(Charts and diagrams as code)

-.-.-

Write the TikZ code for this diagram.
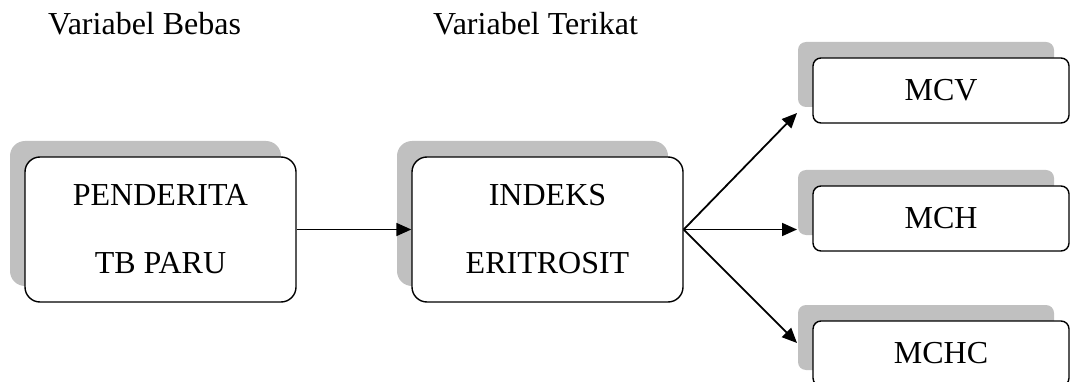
\documentclass[tikz,border=0pt]{standalone}
\usepackage{fontspec}
\setmainfont{Liberation Serif}
\usetikzlibrary{arrows.meta,shadows}

\definecolor{shadowgray}{RGB}{192,192,192}

\begin{document}
\begin{tikzpicture}[x=1pt,y=-1pt,
    box/.style={draw, line width=1.4pt, fill=white, rounded corners=15pt,
        minimum width=271pt, minimum height=145pt, align=center,
        font=\fontsize{32}{68}\selectfont,
        general shadow={fill=shadowgray, shadow xshift=-15pt, shadow yshift=16pt}},
    smallbox/.style={box, rounded corners=8pt, minimum width=256pt, minimum height=65pt},
    arr/.style={line width=1.8pt, -{Triangle[length=15pt,width=13pt]}},
    heading/.style={anchor=base west, inner sep=0pt, font=\fontsize{32}{38}\selectfont}]

\useasboundingbox (0,0) rectangle (1070,382);

% ---- Headings ----
\node[heading] (bebas) at (48,35) {Variabel Bebas};
\node[heading] (terikat) at (433,35) {Variabel Terikat};

% ---- Boxes ----
\node[box] (penderita) at (160.5,229.5) {PENDERITA\\TB PARU};
\node[box] (indeks) at (547.5,229.5) {INDEKS\\ERITROSIT};
\node[smallbox] (mcv) at (941,90.5) {MCV};
\node[smallbox] (mch) at (941,218.5) {MCH};
\node[smallbox] (mchc) at (941,353.5) {MCHC};

% ---- Arrow ends (on the shadows) ----
\coordinate (tipV) at (797,113);
\coordinate (tipH) at (797,229.5);
\coordinate (tipC) at (797,343);

% ---- Arrows ----
\draw[arr] (penderita.east) -- (indeks.west);
\draw[arr] (indeks.east) -- (tipV);
\draw[arr] (indeks.east) -- (tipH);
\draw[arr] (indeks.east) -- (tipC);

\end{tikzpicture}
\end{document}
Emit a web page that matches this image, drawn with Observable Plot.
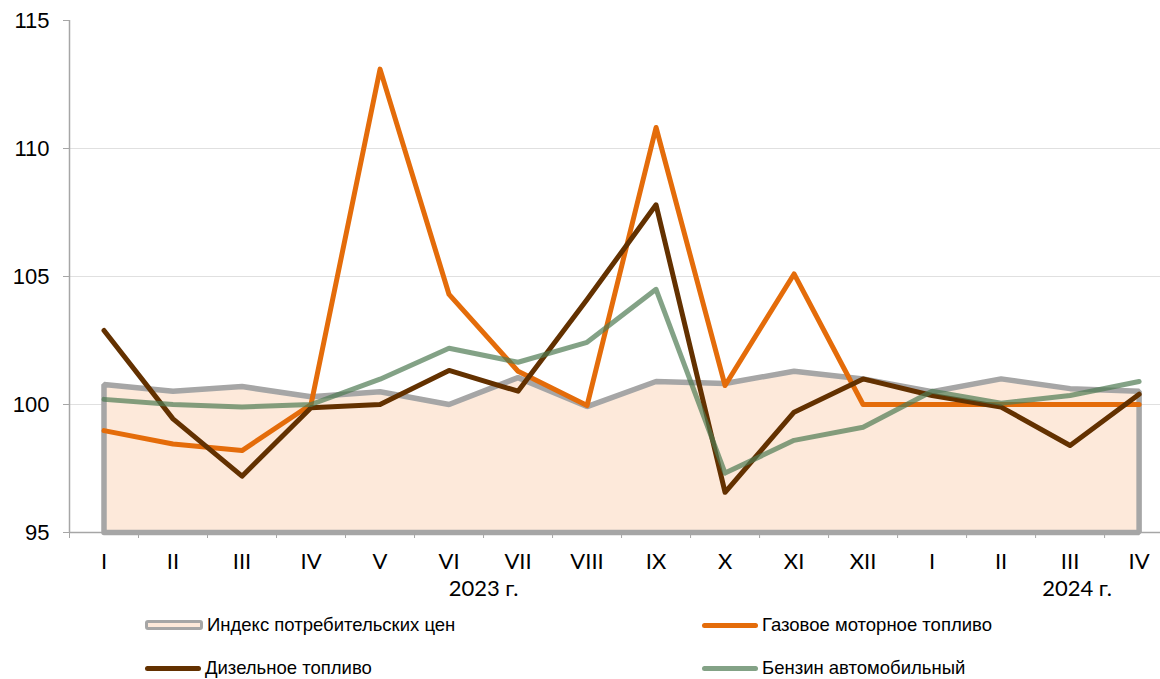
<!DOCTYPE html>
<html>
<head>
<meta charset="utf-8">
<script src="https://cdn.jsdelivr.net/npm/d3@7"></script>
<script src="https://cdn.jsdelivr.net/npm/@observablehq/plot@0.6"></script>
<style>
  html, body { margin: 0; padding: 0; background: #fff; overflow: hidden; }
  #wrap { position: relative; width: 1160px; height: 679px; }
  .leg { position: absolute; display: flex; align-items: center; font-family: "Liberation Sans", Arial, sans-serif; font-size: 18.5px; color: #000; }
</style>
</head>
<body>
<div id="wrap"></div>
<script>
const months = ["I","II","III","IV","V","VI","VII","VIII","IX","X","XI","XII","I","II","III","IV"];
const years = ["2023 г.", "2024 г."];
const yTicks = [95, 100, 105, 110, 115];
const seriesNames = ["Индекс потребительских цен", "Газовое моторное топливо", "Дизельное топливо", "Бензин автомобильный"];
const cpi    = [100.78,100.52,100.7,100.3,100.5,100.0,101.05,99.92,100.9,100.82,101.3,101.0,100.5,101.0,100.62,100.52];
const gas    = [98.98,98.46,98.2,100.0,113.1,104.3,101.3,99.96,110.82,100.74,105.1,100.0,100.0,100.0,100.0,100.0];
const diesel = [102.89,99.44,97.2,99.87,100.0,101.33,100.52,104.1,107.8,96.57,99.7,101.0,100.35,99.9,98.4,100.4];
const petrol = [100.2,100.0,99.9,100.0,100.99,102.2,101.65,102.43,104.5,97.32,98.6,99.11,100.52,100.05,100.35,100.9];

const idx = d3.range(months.length);
const base = yTicks[0];
const toPts = arr => arr.map((v, i) => ({i, v}));
const cpiPts = toPts(cpi);
const border = [{i: 0, v: base}, ...cpiPts, {i: idx.length - 1, v: base}, {i: 0, v: base}];
const bounds = d3.range(months.length + 1).map(i => i - 0.5);
const yearPos = [5.5, 14.1];

const axisFont = "Lato, 'Open Sans', sans-serif";
const axisGray = "#a6a6a6";

const chart = Plot.plot({
  width: 1160,
  height: 610,
  marginTop: 20,
  marginBottom: 78,
  marginLeft: 69,
  marginRight: 0,
  x: {type: "linear", domain: [-0.5, 15.31]},
  y: {domain: [95, 115]},
  style: {overflow: "hidden"},
  marks: [
    Plot.ruleY(yTicks.slice(1, -1), {stroke: "#e0e0e0", strokeWidth: 1}),
    Plot.areaY(cpiPts, {x: "i", y1: base, y2: "v", fill: "#fde9da"}),
    Plot.line(border, {x: "i", y: "v", stroke: "#a6a6a6", strokeWidth: 5.5, strokeLinejoin: "miter"}),
    Plot.ruleY([base], {stroke: axisGray, strokeWidth: 1.5}),
    Plot.ruleX([-0.5], {stroke: axisGray, strokeWidth: 1.5}),
    Plot.line(toPts(gas), {x: "i", y: "v", stroke: "#e46c0a", strokeWidth: 5}),
    Plot.line(toPts(diesel), {x: "i", y: "v", stroke: "#633100", strokeWidth: 5}),
    Plot.line(toPts(petrol), {x: "i", y: "v", stroke: "#4e7a52", strokeOpacity: 0.7, strokeWidth: 5}),
    Plot.axisY({ticks: yTicks, tickSize: 6, tickPadding: 14, stroke: axisGray, fontSize: 22, fontFamily: "'Liberation Sans', Arial, sans-serif", fill: "#000", tickFormat: d => d, label: null}),
    Plot.axisX({ticks: bounds, tickSize: 6, tickFormat: () => "", stroke: axisGray, label: null}),
    Plot.axisX({ticks: idx, tickSize: 0, tickPadding: 21, tickFormat: i => months[i], fontSize: 22, fontFamily: axisFont, fill: "#000", label: null}),
    Plot.axisX({ticks: yearPos, tickSize: 0, tickPadding: 48, tickFormat: (d, k) => years[k], fontSize: 22, fontFamily: axisFont, fill: "#000", label: null})
  ]
});
const wrap = document.getElementById("wrap");
wrap.appendChild(chart);

const legendItems = [
  {name: seriesNames[0], left: 145, top: 614, sw: "cpi"},
  {name: seriesNames[1], left: 702, top: 614, color: "#e46c0a"},
  {name: seriesNames[2], left: 145, top: 657, color: "#633100"},
  {name: seriesNames[3], left: 702, top: 657, color: "#83a286"}
];
for (const it of legendItems) {
  const d = document.createElement("div");
  d.className = "leg";
  d.style.left = it.left + "px";
  d.style.top = it.top + "px";
  d.style.height = "22px";
  const s = document.createElement("div");
  if (it.sw === "cpi") {
    s.style.cssText = "width:52px;height:4px;background:#fde9da;border:3px solid #a6a6a6;border-radius:3px;margin-right:4px;";
  } else {
    s.style.cssText = `width:56px;height:5px;background:${it.color};border-radius:3px;margin-right:4px;`;
  }
  d.appendChild(s);
  const t = document.createElement("span");
  t.textContent = it.name;
  d.appendChild(t);
  wrap.appendChild(d);
}
</script>
</body>
</html>
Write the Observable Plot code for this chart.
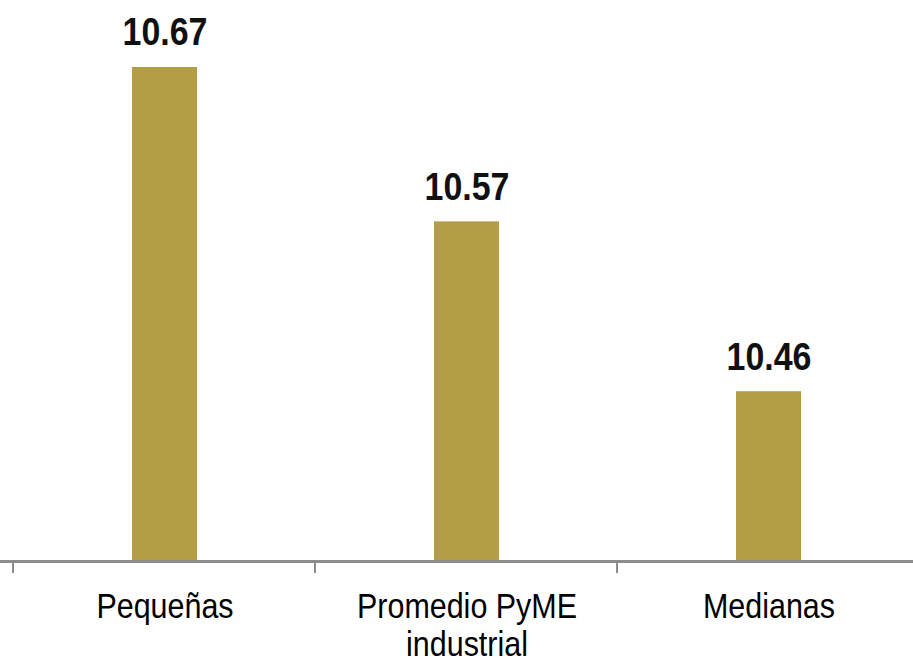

-.-.-

◆ What you need to do
Ignore the images and quote every line of the listing exactly.

◆ Complete response
Write the TikZ code for this diagram.
\documentclass[tikz,border=0pt]{standalone}
\usepackage{fontspec}
\setmainfont{Liberation Serif}
\usetikzlibrary{arrows.meta,shadows}

\definecolor{shadowgray}{RGB}{192,192,192}

\begin{document}
\begin{tikzpicture}[x=1pt,y=-1pt,
    box/.style={draw, line width=1.4pt, fill=white, rounded corners=15pt,
        minimum width=271pt, minimum height=145pt, align=center,
        font=\fontsize{32}{68}\selectfont,
        general shadow={fill=shadowgray, shadow xshift=-15pt, shadow yshift=16pt}},
    smallbox/.style={box, rounded corners=8pt, minimum width=256pt, minimum height=65pt},
    arr/.style={line width=1.8pt, -{Triangle[length=15pt,width=13pt]}},
    heading/.style={anchor=base west, inner sep=0pt, font=\fontsize{32}{38}\selectfont}]

\useasboundingbox (0,0) rectangle (1070,382);

% ---- Headings ----
\node[heading] (bebas) at (48,35) {Variabel Bebas};
\node[heading] (terikat) at (433,35) {Variabel Terikat};

% ---- Boxes ----
\node[box] (penderita) at (160.5,229.5) {PENDERITA\\TB PARU};
\node[box] (indeks) at (547.5,229.5) {INDEKS\\ERITROSIT};
\node[smallbox] (mcv) at (941,90.5) {MCV};
\node[smallbox] (mch) at (941,218.5) {MCH};
\node[smallbox] (mchc) at (941,353.5) {MCHC};

% ---- Arrow ends (on the shadows) ----
\coordinate (tipV) at (797,113);
\coordinate (tipH) at (797,229.5);
\coordinate (tipC) at (797,343);

% ---- Arrows ----
\draw[arr] (penderita.east) -- (indeks.west);
\draw[arr] (indeks.east) -- (tipV);
\draw[arr] (indeks.east) -- (tipH);
\draw[arr] (indeks.east) -- (tipC);

\end{tikzpicture}
\end{document}
Emit a web page that matches this image, drawn with Observable Plot.
<!DOCTYPE html>
<html>
<head>
<meta charset="utf-8">
<script src="https://cdn.jsdelivr.net/npm/d3@7"></script>
<script src="https://cdn.jsdelivr.net/npm/@observablehq/plot@0.6"></script>
<style>
  html, body { margin: 0; padding: 0; background: #fff; overflow: hidden; }
  #wrap { position: relative; width: 1160px; height: 679px; }
  .leg { position: absolute; display: flex; align-items: center; font-family: "Liberation Sans", Arial, sans-serif; font-size: 18.5px; color: #000; }
</style>
</head>
<body>
<div id="wrap"></div>
<script>
const months = ["I","II","III","IV","V","VI","VII","VIII","IX","X","XI","XII","I","II","III","IV"];
const years = ["2023 г.", "2024 г."];
const yTicks = [95, 100, 105, 110, 115];
const seriesNames = ["Индекс потребительских цен", "Газовое моторное топливо", "Дизельное топливо", "Бензин автомобильный"];
const cpi    = [100.78,100.52,100.7,100.3,100.5,100.0,101.05,99.92,100.9,100.82,101.3,101.0,100.5,101.0,100.62,100.52];
const gas    = [98.98,98.46,98.2,100.0,113.1,104.3,101.3,99.96,110.82,100.74,105.1,100.0,100.0,100.0,100.0,100.0];
const diesel = [102.89,99.44,97.2,99.87,100.0,101.33,100.52,104.1,107.8,96.57,99.7,101.0,100.35,99.9,98.4,100.4];
const petrol = [100.2,100.0,99.9,100.0,100.99,102.2,101.65,102.43,104.5,97.32,98.6,99.11,100.52,100.05,100.35,100.9];

const idx = d3.range(months.length);
const base = yTicks[0];
const toPts = arr => arr.map((v, i) => ({i, v}));
const cpiPts = toPts(cpi);
const border = [{i: 0, v: base}, ...cpiPts, {i: idx.length - 1, v: base}, {i: 0, v: base}];
const bounds = d3.range(months.length + 1).map(i => i - 0.5);
const yearPos = [5.5, 14.1];

const axisFont = "Lato, 'Open Sans', sans-serif";
const axisGray = "#a6a6a6";

const chart = Plot.plot({
  width: 1160,
  height: 610,
  marginTop: 20,
  marginBottom: 78,
  marginLeft: 69,
  marginRight: 0,
  x: {type: "linear", domain: [-0.5, 15.31]},
  y: {domain: [95, 115]},
  style: {overflow: "hidden"},
  marks: [
    Plot.ruleY(yTicks.slice(1, -1), {stroke: "#e0e0e0", strokeWidth: 1}),
    Plot.areaY(cpiPts, {x: "i", y1: base, y2: "v", fill: "#fde9da"}),
    Plot.line(border, {x: "i", y: "v", stroke: "#a6a6a6", strokeWidth: 5.5, strokeLinejoin: "miter"}),
    Plot.ruleY([base], {stroke: axisGray, strokeWidth: 1.5}),
    Plot.ruleX([-0.5], {stroke: axisGray, strokeWidth: 1.5}),
    Plot.line(toPts(gas), {x: "i", y: "v", stroke: "#e46c0a", strokeWidth: 5}),
    Plot.line(toPts(diesel), {x: "i", y: "v", stroke: "#633100", strokeWidth: 5}),
    Plot.line(toPts(petrol), {x: "i", y: "v", stroke: "#4e7a52", strokeOpacity: 0.7, strokeWidth: 5}),
    Plot.axisY({ticks: yTicks, tickSize: 6, tickPadding: 14, stroke: axisGray, fontSize: 22, fontFamily: "'Liberation Sans', Arial, sans-serif", fill: "#000", tickFormat: d => d, label: null}),
    Plot.axisX({ticks: bounds, tickSize: 6, tickFormat: () => "", stroke: axisGray, label: null}),
    Plot.axisX({ticks: idx, tickSize: 0, tickPadding: 21, tickFormat: i => months[i], fontSize: 22, fontFamily: axisFont, fill: "#000", label: null}),
    Plot.axisX({ticks: yearPos, tickSize: 0, tickPadding: 48, tickFormat: (d, k) => years[k], fontSize: 22, fontFamily: axisFont, fill: "#000", label: null})
  ]
});
const wrap = document.getElementById("wrap");
wrap.appendChild(chart);

const legendItems = [
  {name: seriesNames[0], left: 145, top: 614, sw: "cpi"},
  {name: seriesNames[1], left: 702, top: 614, color: "#e46c0a"},
  {name: seriesNames[2], left: 145, top: 657, color: "#633100"},
  {name: seriesNames[3], left: 702, top: 657, color: "#83a286"}
];
for (const it of legendItems) {
  const d = document.createElement("div");
  d.className = "leg";
  d.style.left = it.left + "px";
  d.style.top = it.top + "px";
  d.style.height = "22px";
  const s = document.createElement("div");
  if (it.sw === "cpi") {
    s.style.cssText = "width:52px;height:4px;background:#fde9da;border:3px solid #a6a6a6;border-radius:3px;margin-right:4px;";
  } else {
    s.style.cssText = `width:56px;height:5px;background:${it.color};border-radius:3px;margin-right:4px;`;
  }
  d.appendChild(s);
  const t = document.createElement("span");
  t.textContent = it.name;
  d.appendChild(t);
  wrap.appendChild(d);
}
</script>
</body>
</html>
Write the Observable Plot code for this chart.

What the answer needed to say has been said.